Back to everything else…I got home and made some breakfast while starting to clean, prep, and store this week’s bounty.  I still had a squash from the farmer’s market, so I diced that up with some red scallions for an omelet.   I also had blueberries with my oatmeal :).

While preparing the new items, I thought about what was left from my market trips.  I still had some kale left, which is great for smoothies, so that wasn’t a big deal.  However, I also had a whole bunch of cilantro and half a bunch of dill!  The dill is fine to work with, but now I had TWO bunches of cilantro.  I made sure to label both with dates, that way I use up the older batch first.  I also kept the older items in the front of the veggie drawer.

I was also very excited about this HUGE zucchini.  It was perfect for some zucchini bread, which I have yet to make because I tend to have so few pieces that I ration them off for Nick-approved dinners.  Trust me, this zucchini could make 12 loaves of bread.

Zucchini next to a marker for size comparison.

We had a wedding out of town on Saturday, so we packed the car and left shortly after finishing veggie prep.  When we came home on Sunday, I was pretty exhausted, so I made a quick dinner!  I made a salad using the red leafy lettuce, the single cucumber, a red scallion, and some dill with balsamic vinegar (I guess I forgot to take a photo).  I also made a pasta dish – Whole wheat penne with yellow squash and swiss chard.  I cheated by using jarred tomato sauce (Rao’s Marinara – amazing).  I heated the sauce up in a pan with half of the chard and both small squash from Saturday, and let them steam up covered while the pasta cooked.  Then I added the cooked pasta and a smidge pasta water.

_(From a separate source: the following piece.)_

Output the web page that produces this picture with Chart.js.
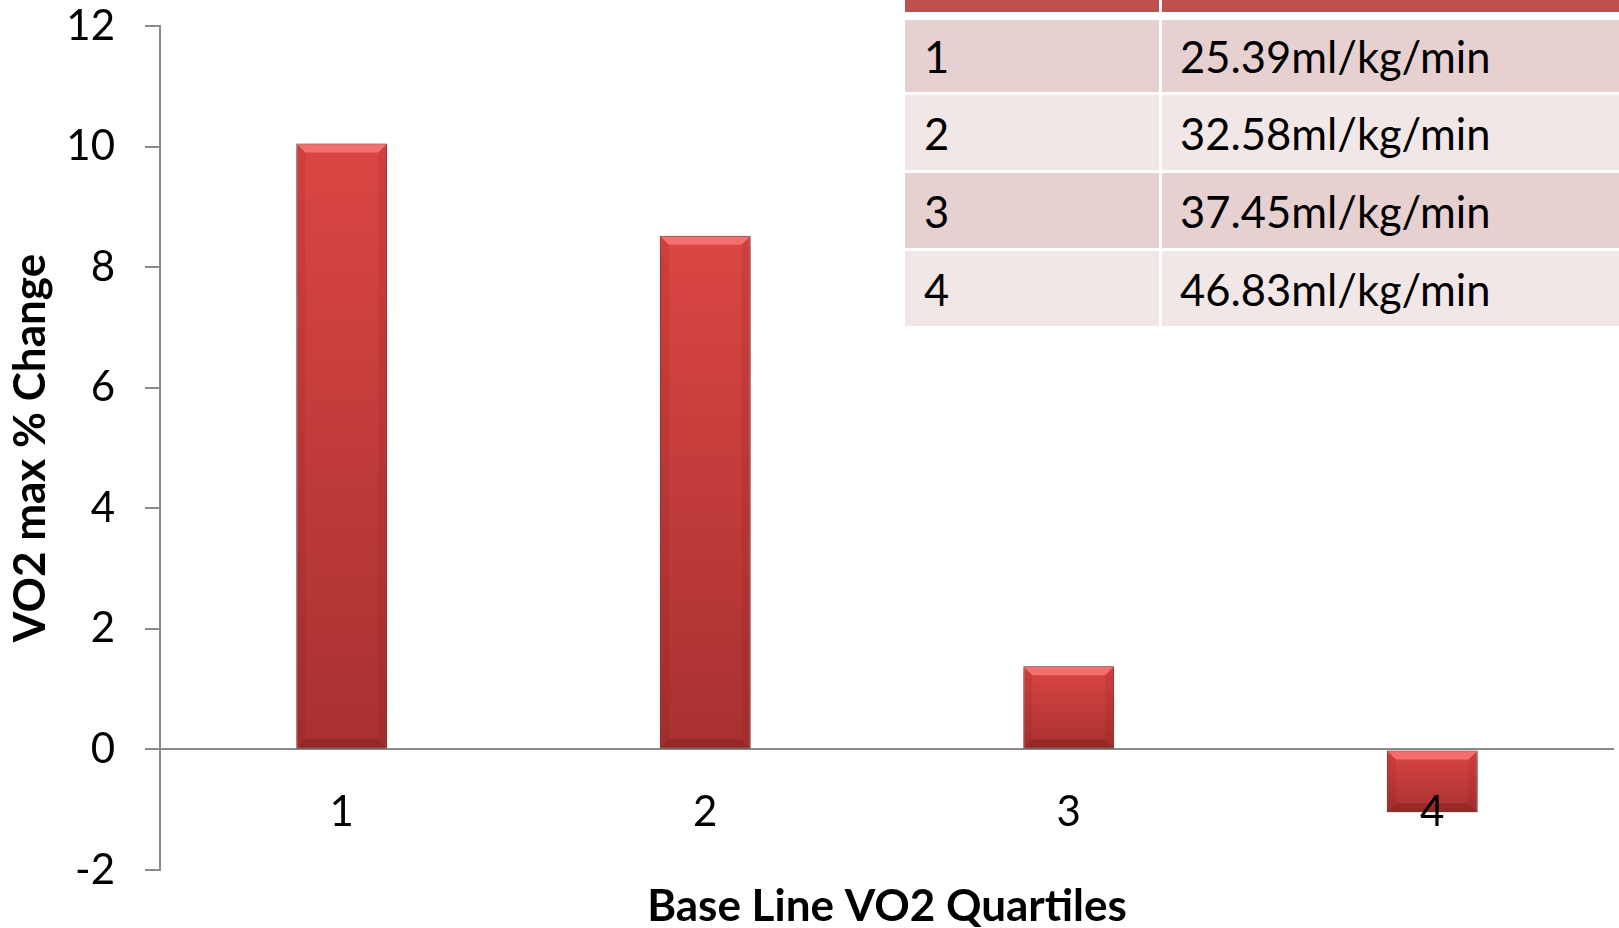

Of course, there was parm for topping!  It was pretty fast, delish, and we already got 1/3 lettuce, 1/2 chard, and all yellow squash out of the way.  My biggest challenges this week are 1) using all the cilantro and 2) finding a use for escarole.  I know I’ve said there’s no veggie I hate, but let’s just say escarole isn’t exactly my fave.  Wish me luck!